The investigative team observed that when the chemotherapy agent cyclophosphamide was combined with TLR agonists, advanced 4T1 and Panc02 cancers largely regressed within two cycles of treatment and did not recur if the mice completed five additional cycles of consolidating treatment. Only the combination of the TLR agonist and cyclophosphamide resulted in permanent cancer eradication, and no other tested chemotherapy came close to working as well as cyclophosphamide. The Mayo Clinic team also reported that the combined treatment was very well tolerated and actually less toxic than either TLR agonists or cyclophosphamide given individually.

Studies revealed that, even before treatment, the cancer-bearing mice had T-lymphocyte immune responses against their tumors, requiring only weekly injections of the TLR agonist and cyclophosphamide to become therapeutically effective. Importantly, the treatment agents did not need to be injected directly into tumors, and were fully effective against widespread metastases as well as the primary tumor sites.

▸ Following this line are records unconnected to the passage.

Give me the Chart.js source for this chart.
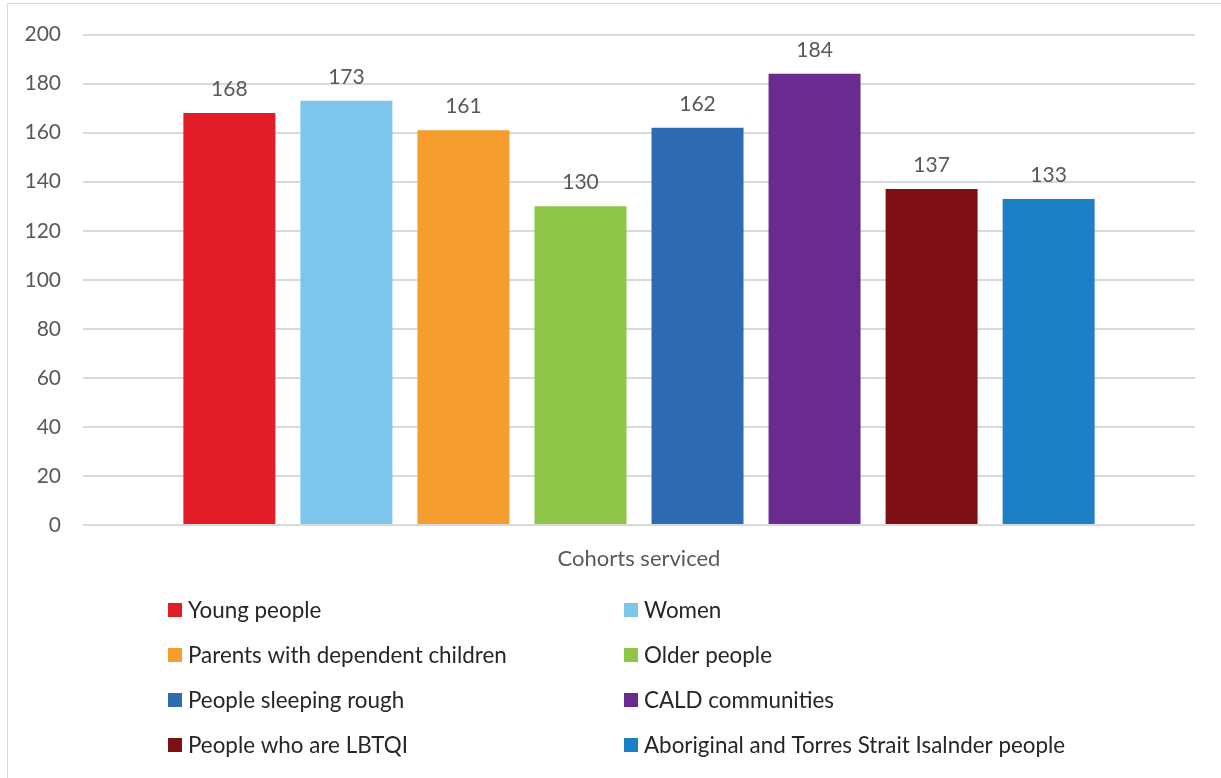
<!DOCTYPE html>
<html>
<head>
<meta charset="utf-8">
<script src="https://cdn.jsdelivr.net/npm/chart.js@4.4.1/dist/chart.umd.min.js"></script>
<style>
  html, body { margin: 0; padding: 0; background: #fff; }
  #wrap { width: 1221px; height: 778px; position: relative; }
</style>
</head>
<body>
<div id="wrap"><canvas id="cohortChart"></canvas></div>
<script>
// Cohorts serviced - one category, one bar per cohort
const categories = ['Cohorts serviced'];
const cohorts = [
    'Young people',
    'Women',
    'Parents with dependent children',
    'Older people',
    'People sleeping rough',
    'CALD communities',
    'People who are LBTQI',
    'Aboriginal and Torres Strait Isalnder people'
];
const counts = [168, 173, 161, 130, 162, 184, 137, 133];
const colours = ['#E31D27', '#7EC5EC', '#F59D2F', '#8FC64A', '#2F6BB3', '#6A2B91', '#7E1015', '#1E80C4'];

const FONT = 'Lato, "Open Sans", sans-serif';

// value labels above bars
const barValues = {
    id: 'barValues',
    afterDatasetsDraw(chart) {
        const c = chart.ctx;
        c.save();
        c.font = '21px ' + FONT;
        c.fillStyle = '#595959';
        c.textAlign = 'center';
        c.textBaseline = 'middle';
        chart.data.datasets.forEach((ds, i) => {
            chart.getDatasetMeta(i).data.forEach((bar, j) => {
                c.fillText(ds.data[j], bar.x, bar.y - 24);
            });
        });
        c.restore();
    }
};

// two column legend under the axis, plus the outer frame
const gridLegend = {
    id: 'gridLegend',
    afterDraw(chart) {
        const c = chart.ctx;
        c.save();
        c.strokeStyle = '#d9d9d9';
        c.lineWidth = 1;
        c.strokeRect(7.5, 3.5, 1240, 800);
        c.font = '22.4px ' + FONT;
        c.textBaseline = 'middle';
        chart.data.datasets.forEach((ds, i) => {
            const col = i % 2;
            const row = Math.floor(i / 2);
            const x = col === 0 ? 168 : 624;
            const y = 610 + row * 45;
            c.fillStyle = ds.backgroundColor;
            c.fillRect(x, y - 7, 14, 14);
            c.fillStyle = '#262626';
            c.fillText(ds.label, x + 20, y + 1);
        });
        c.restore();
    }
};

const ctx = document.getElementById('cohortChart').getContext('2d');
const cohortChart = new Chart(ctx, {
    type: 'bar',
    data: {
        labels: categories,
        datasets: cohorts.map((name, i) => ({
            label: name,
            data: [counts[i]],
            backgroundColor: colours[i],
            borderWidth: 0
        }))
    },
    options: {
        responsive: true,
        maintainAspectRatio: false,
        animation: false,
        categoryPercentage: 0.842,
        barPercentage: 0.786,
        layout: {
            padding: { left: 10, right: 26, top: 33, bottom: 200 }
        },
        plugins: {
            legend: { display: false },
            tooltip: { enabled: false }
        },
        scales: {
            x: {
                grid: { display: false },
                border: { display: false },
                ticks: {
                    color: '#595959',
                    font: { family: FONT, size: 22 },
                    padding: 13
                },
                afterFit(scale) { scale.height = 53; }
            },
            y: {
                min: 0,
                max: 200,
                ticks: {
                    stepSize: 20,
                    color: '#595959',
                    font: { family: FONT, size: 21 },
                    padding: 22
                },
                grid: { color: '#d9d9d9', lineWidth: 2, drawTicks: false },
                border: { display: false },
                afterFit(scale) { scale.width = 73; }
            }
        }
    },
    plugins: [barValues, gridLegend]
});
</script>
</body>
</html>
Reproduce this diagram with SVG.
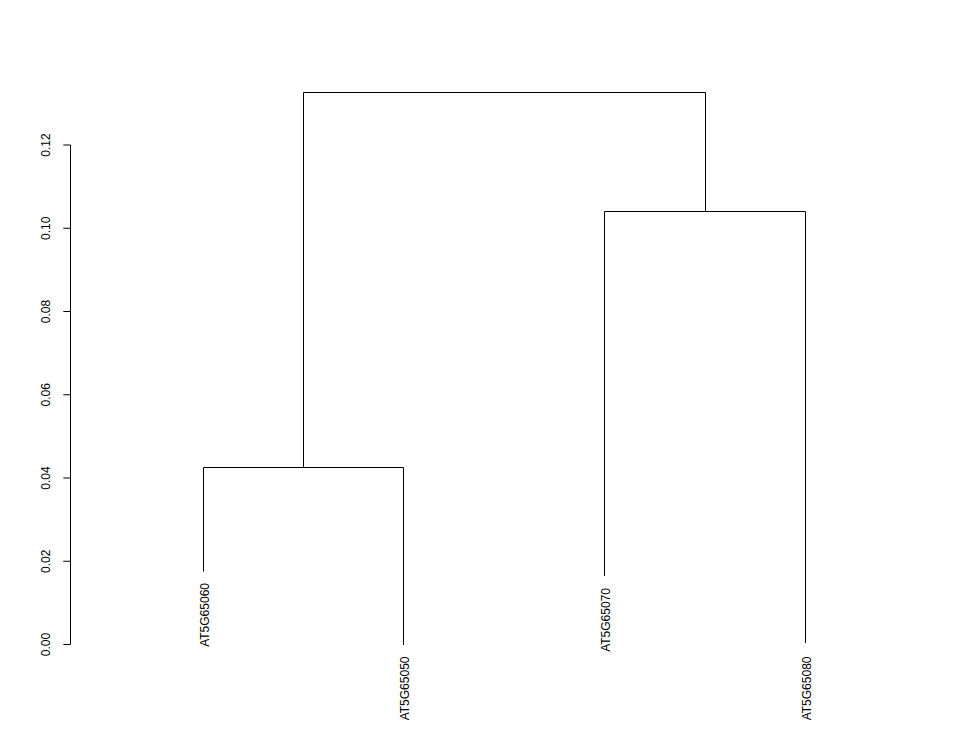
<svg xmlns="http://www.w3.org/2000/svg" width="974" height="755" viewBox="0 0 974 755">
<style>
.ln{stroke:#000;stroke-width:1;fill:none}
.t{font-family:"Liberation Sans",Arial,sans-serif;font-size:12px;fill:#000}
.tick{text-anchor:middle}
.lab{text-anchor:end}
</style>
<rect width="974" height="755" fill="#fff"/>
<g id="axis">
<path class="ln" d="M70.5,145 V644.5 M63.3,644.5 H70.5 M63.3,561.25 H70.5 M63.3,478 H70.5 M63.3,394.75 H70.5 M63.3,311.5 H70.5 M63.3,228.25 H70.5 M63.3,145 H70.5"/>
<text class="t tick" transform="translate(50,644.5) rotate(-90)">0.00</text>
<text class="t tick" transform="translate(50,561.25) rotate(-90)">0.02</text>
<text class="t tick" transform="translate(50,478) rotate(-90)">0.04</text>
<text class="t tick" transform="translate(50,394.75) rotate(-90)">0.06</text>
<text class="t tick" transform="translate(50,311.5) rotate(-90)">0.08</text>
<text class="t tick" transform="translate(50,228.25) rotate(-90)">0.10</text>
<text class="t tick" transform="translate(50,145) rotate(-90)">0.12</text>
</g>
<g id="connectors">
<path class="ln" d="M203.5,571.5 V467.5 H403.5 V645"/>
<path class="ln" d="M604.5,576 V211.5 H805.5 V643"/>
<path class="ln" d="M303.5,467.5 V92.5 H705.5 V211.5"/>
</g>
<g id="leaf-AT5G65060"><text class="t lab" transform="translate(208.5,583) rotate(-90)">AT5G65060</text></g>
<g id="leaf-AT5G65050"><text class="t lab" transform="translate(408.5,656.5) rotate(-90)">AT5G65050</text></g>
<g id="leaf-AT5G65070"><text class="t lab" transform="translate(609.5,588) rotate(-90)">AT5G65070</text></g>
<g id="leaf-AT5G65080"><text class="t lab" transform="translate(810.5,656.5) rotate(-90)">AT5G65080</text></g>
</svg>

The drug combination also revealed an additional benefit — it activated monocytes (a type of white blood cell) to participate in the killing of cancer cells. Explains Dr. Gendler, “It appears very likely that each round of treatment stimulates the bone marrow to churn out freshly activated monocytes, which distribute throughout the body, spare normal cells, and find and kill cancer cells.”

Dr. Cohen adds, “We were also able to identify TLR agonists that can similarly activate human monocytes to seek out and kill tumors.”